Preachers, have you ever noticed that some of your most well received messages are the ones for which you have studied the least? Don’t worry, I’m not advocating a lack of study. However, I think it is important to understand why this phenomenon occurs.
When an idea first enters your mind, it is simple to comprehend. Just consider the experience of reading Scripture and having a new insight, which revolutionizes your thinking. All of a sudden, you see everything through the lens of your new insight. At this stage, you don’t have a lot of information, which allows you to have amazing clarity. Let’s call this stage one.
Stage one preaching tends to flow brilliantly from your mouth because the insight is clear—there is no “extra information” to trip over in your presentation.
Of course, the beauty of stage one preaching is also the fault: lack of information. This leaves stage one preaching open to misleading statements, unbalanced presentation of Scripture and misapplication of the text.
Perhaps you have preached a stage one sermon and received wonderful compliments. Then, the next time you have an opportunity to preach to a different audience, you decide to share the same message. Excited for the opportunity to share a message that has been previously well received, you decide to study more and make it even better.
In the midst of your study, you chase a few rabbits, delve into original languages and become interested in the context of the text. Those are all strong marks of good sermon preparation.
The only problem is that your sermon notes are not as clear as before. They have become cluttered with insights that are great by themselves, yet seem unconnected on paper. Even worse, they are cluttering your mind. This is stage two.

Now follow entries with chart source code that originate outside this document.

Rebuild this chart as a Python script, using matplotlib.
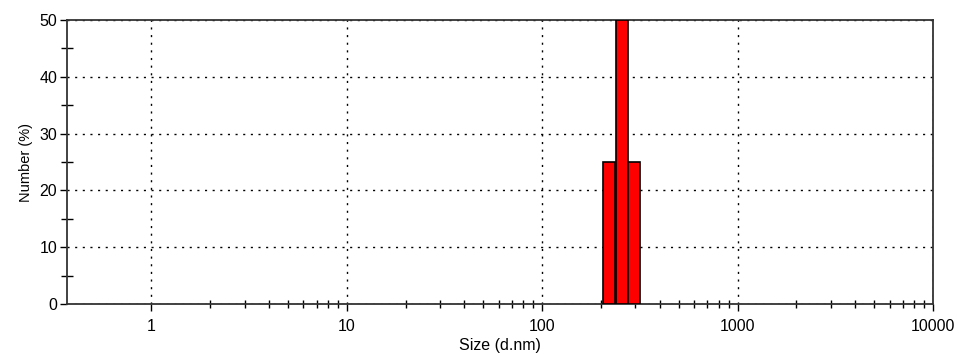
import numpy as np
import matplotlib.pyplot as plt
from matplotlib.ticker import MultipleLocator, FixedLocator, NullFormatter

plt.rcParams['font.family'] = ['Liberation Sans', 'DejaVu Sans']

# size distribution by number
size_nm = [220.2, 255.0, 295.3]
number_pct = [25, 50, 25]
x_ticks = [1, 10, 100, 1000, 10000]
x_tick_labels = ['1', '10', '100', '1000', '10000']

# bins are evenly spaced in log size
log_step = 0.0628
centers = np.log10(size_nm)
lefts = 10 ** (centers - log_step / 2)
rights = 10 ** (centers + log_step / 2)

fig = plt.figure(figsize=(9.62, 3.54), dpi=100)
ax = fig.add_axes([0.0697, 0.1412, 0.9002, 0.8023])

ax.bar(lefts, number_pct, width=rights - lefts, align='edge',
       color='#ff0000', edgecolor='black', linewidth=1.2, zorder=3)

ax.set_xscale('log')
ax.set_xlim(0.37, 10000)
ax.set_ylim(0, 50)

# minor ticks only between the labelled decades
minor_x = [m * d for d in x_ticks[:-1] for m in range(2, 10)]
ax.xaxis.set_major_locator(FixedLocator(x_ticks))
ax.set_xticklabels(x_tick_labels)
ax.xaxis.set_minor_locator(FixedLocator(minor_x))
ax.xaxis.set_minor_formatter(NullFormatter())
ax.yaxis.set_major_locator(MultipleLocator(10))
ax.yaxis.set_minor_locator(MultipleLocator(5))

ax.tick_params(which='major', direction='out', length=5, width=1, labelsize=11.5, pad=6)
ax.tick_params(axis='x', which='minor', direction='inout', length=6, width=1)
ax.tick_params(axis='y', which='minor', direction='inout', length=8, width=1)
ax.tick_params(axis='y', which='major', pad=2)

ax.grid(which='major', linestyle=(0, (1.5, 4)), color='black', linewidth=1, zorder=0)

for s in ax.spines.values():
    s.set_linewidth(1.3)
    s.set_color('#333333')

ax.set_xlabel('Size (d.nm)', fontsize=11.5, labelpad=3)
ax.set_ylabel('Number (%)', fontsize=10.5, labelpad=5)

fig.savefig('out.png', dpi=100)
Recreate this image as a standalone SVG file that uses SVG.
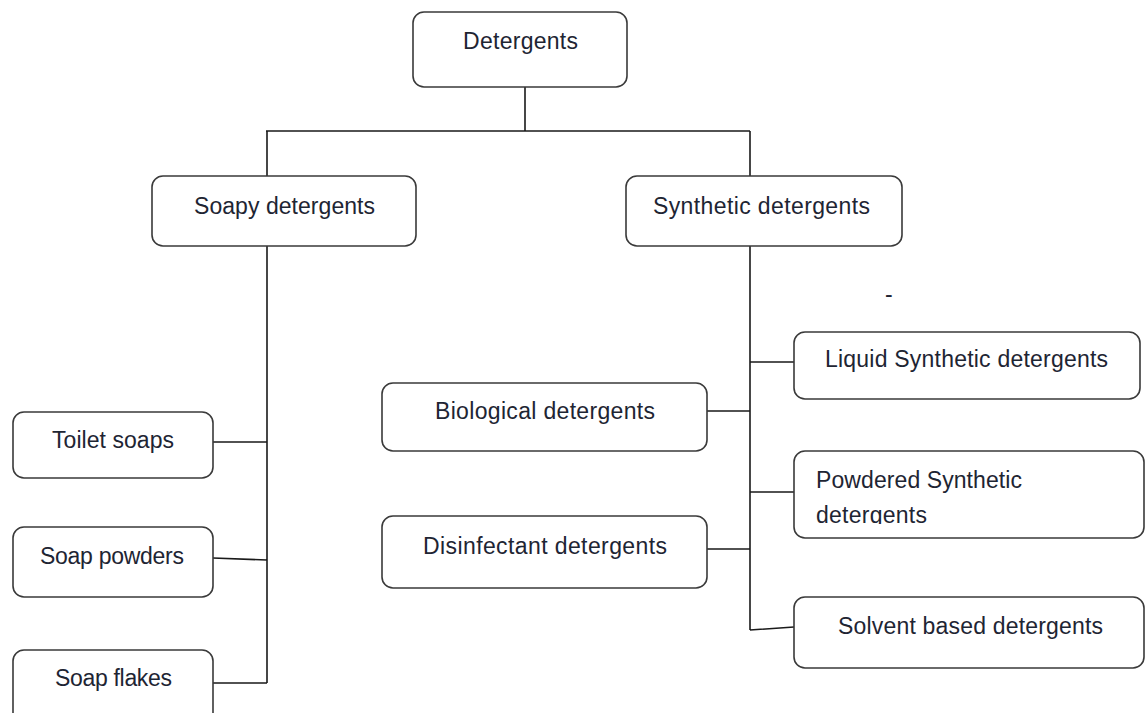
<svg xmlns="http://www.w3.org/2000/svg" width="1145" height="713" viewBox="0 0 1145 713">
<style>
.box{fill:#fff;stroke:#3a3a3a;stroke-width:1.6}
.lbl{font-family:"Liberation Sans",Arial,sans-serif;font-size:23px;fill:#1e2533}
.c{text-anchor:middle}
.ln{fill:none;stroke:#1a1a1a;stroke-width:1.6}
</style>
<defs>
<clipPath id="clipPow"><rect x="794" y="451" width="351" height="73"/></clipPath>
</defs>
<rect width="1145" height="713" fill="#fff"/>
<g id="connectors">
<path class="ln" d="M525 87V131M266 131H750M267 131V176M750 131V176"/>
<path class="ln" d="M267 246V683M213 442H267M213 558L267 560M213 683H267"/>
<path class="ln" d="M750 246V630M750 362H794M707 411H750M750 492H794M707 549H750M750 630L794 627"/>
</g>
<g id="n-detergents">
<rect class="box" x="413" y="12" width="214" height="75" rx="11"/>
<text class="lbl c" x="520.5" y="49" textLength="115">Detergents</text>
</g>
<g id="n-soapy">
<rect class="box" x="152" y="176" width="264" height="70" rx="11"/>
<text class="lbl c" x="284.5" y="214" textLength="181">Soapy detergents</text>
</g>
<g id="n-synthetic">
<rect class="box" x="626" y="176" width="276" height="70" rx="11"/>
<text class="lbl c" x="761.5" y="214" textLength="217">Synthetic detergents</text>
</g>
<g id="n-mark">
<text class="lbl" x="885" y="302" font-size="16">-</text>
</g>
<g id="n-liquid">
<rect class="box" x="794" y="332" width="346" height="67" rx="11"/>
<text class="lbl c" x="966.5" y="367" textLength="283">Liquid Synthetic detergents</text>
</g>
<g id="n-biological">
<rect class="box" x="382" y="383" width="325" height="68" rx="11"/>
<text class="lbl c" x="545" y="419" textLength="220">Biological detergents</text>
</g>
<g id="n-powdered">
<rect class="box" x="794" y="451" width="350" height="87" rx="11"/>
<g clip-path="url(#clipPow)">
<text class="lbl" x="816" y="488" textLength="206">Powdered Synthetic</text>
<text class="lbl" x="816" y="523" textLength="111">detergents</text>
</g>
</g>
<g id="n-disinfectant">
<rect class="box" x="382" y="516" width="325" height="72" rx="11"/>
<text class="lbl c" x="545" y="554" textLength="244">Disinfectant detergents</text>
</g>
<g id="n-solvent">
<rect class="box" x="794" y="597" width="350" height="71" rx="11"/>
<text class="lbl c" x="970.5" y="634" textLength="265">Solvent based detergents</text>
</g>
<g id="n-toilet">
<rect class="box" x="13" y="412" width="200" height="66" rx="11"/>
<text class="lbl c" x="113" y="448" textLength="122">Toilet soaps</text>
</g>
<g id="n-powders">
<rect class="box" x="13" y="527" width="200" height="70" rx="11"/>
<text class="lbl c" x="112" y="564" textLength="144">Soap powders</text>
</g>
<g id="n-flakes">
<rect class="box" x="13" y="650" width="200" height="75" rx="11"/>
<text class="lbl c" x="113.5" y="686" textLength="117">Soap flakes</text>
</g>
</svg>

You stand up to preach believing this version of the message will be more powerful than before because you have more ammunition. The only problem is that your shooting spree has no focus. In the end, everyone in the audience is a casualty.
You walk away wondering what happened. Why, if the first version of the sermon was so well received, wouldn’t a more researched version be even more effective? The answer is simple: The more information you have, the more challenging clarity becomes. That’s why I call stage two the “chaos stage.” Unfortunately, I have plenty of experience with stage two preaching.